Once the game started the psychosis set in, and for the next 90 minutes there was a constant drum beat, whistling, chanting and bouncing. Whenever a lull entered the proceedings someone fround a way to start a new chant or song, and whenever anything happened (which was a rare event, I might add), the drums went crazy. There was even a drum roll for the penalty kick, after which Kawaguchi-san became the most handsome man in Japan, ever. In between this was the constant pulse of the drums, the screeching of the whistle, the jumping and squealing. It got very hot, there was a lot of smoke, and no-one offered to kill me when they discovered I was Australian (although I apologised for good measure). The common response to Japan's crushing defeat at our hands (well, feet - we're not argentinian yet!) is admiring praise. How strange it is to be in another country and hear disinterested strangers tell you that your soccer team is "tsuyoi ne!" (strong, eh?) while at the same time knowing that your rugby team is weak. It were as if the world flipped on its axis (although at least at the moment we are beating the English in Rugby, so the universe is not quite entirely topsy turvy).

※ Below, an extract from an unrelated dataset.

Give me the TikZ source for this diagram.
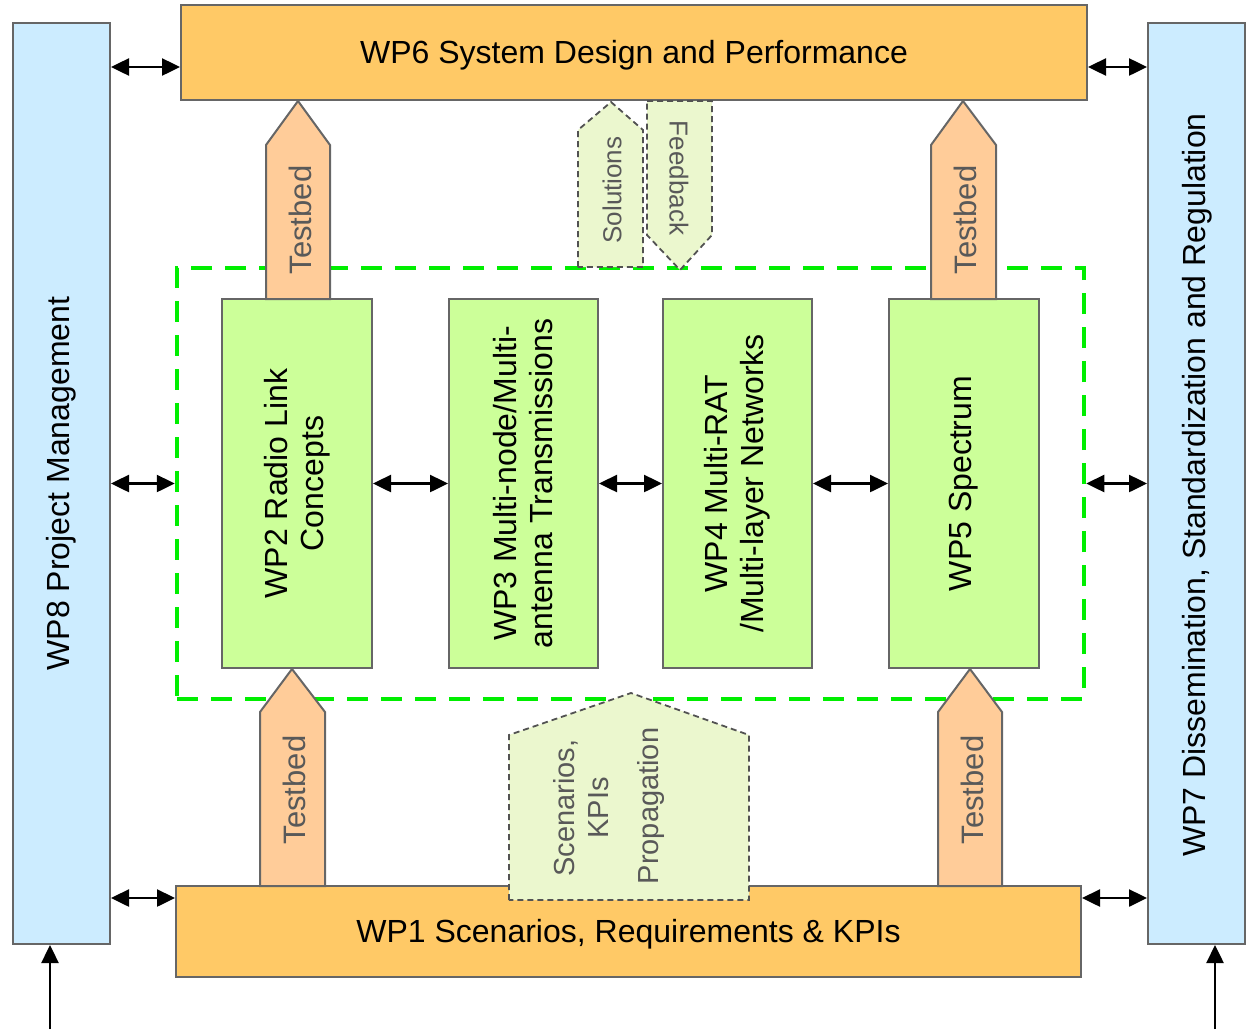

I must confess that even at its peak - the rugby world cup final in 2003 - Australian sporting fervour has never matched this crazy soccer behaviour. Of course this is partly because it is soccer, which is an infinitely more subtle and important endeavour than rugby, but also a mark of what perhaps is a simple truth about the japanese - they are completely and utterly crazy about sport. No finer example can I find of Japanese sporting fervour than this simple fact - their national sport is a fighting art for fat men (sumo) and while in Australia you have to reveal reluctantly that you participate in a fighting art, and brace yourself for the inevitable stereotype, in Japan people admire and appreciate you if you do any sport and
especially if you do a fighting art. Women and men alike, the universal response to discovering I did kickboxing is "sugoi ne!" (formidable, eh?); and two of my language teachers are black belts respectively in Kendo and archery - and they're both women! (one of the men is a 6 dan black belt in kendo and comes from a family 3 generations in the sport). Just like being in england, I am able to converse every day about sport (soccer), and just like being in heaven, everyone understands straight away that I
want to do a sport and that I don't feel right when I can't. This latter attitude is increasingly rare in Australia, where most people think you're gay if you don't watch sport and gay if you play any sport except rugby.
And best of all, nobody asks any questions about the advisability of my doing a martial art. Yay! Banzai!!!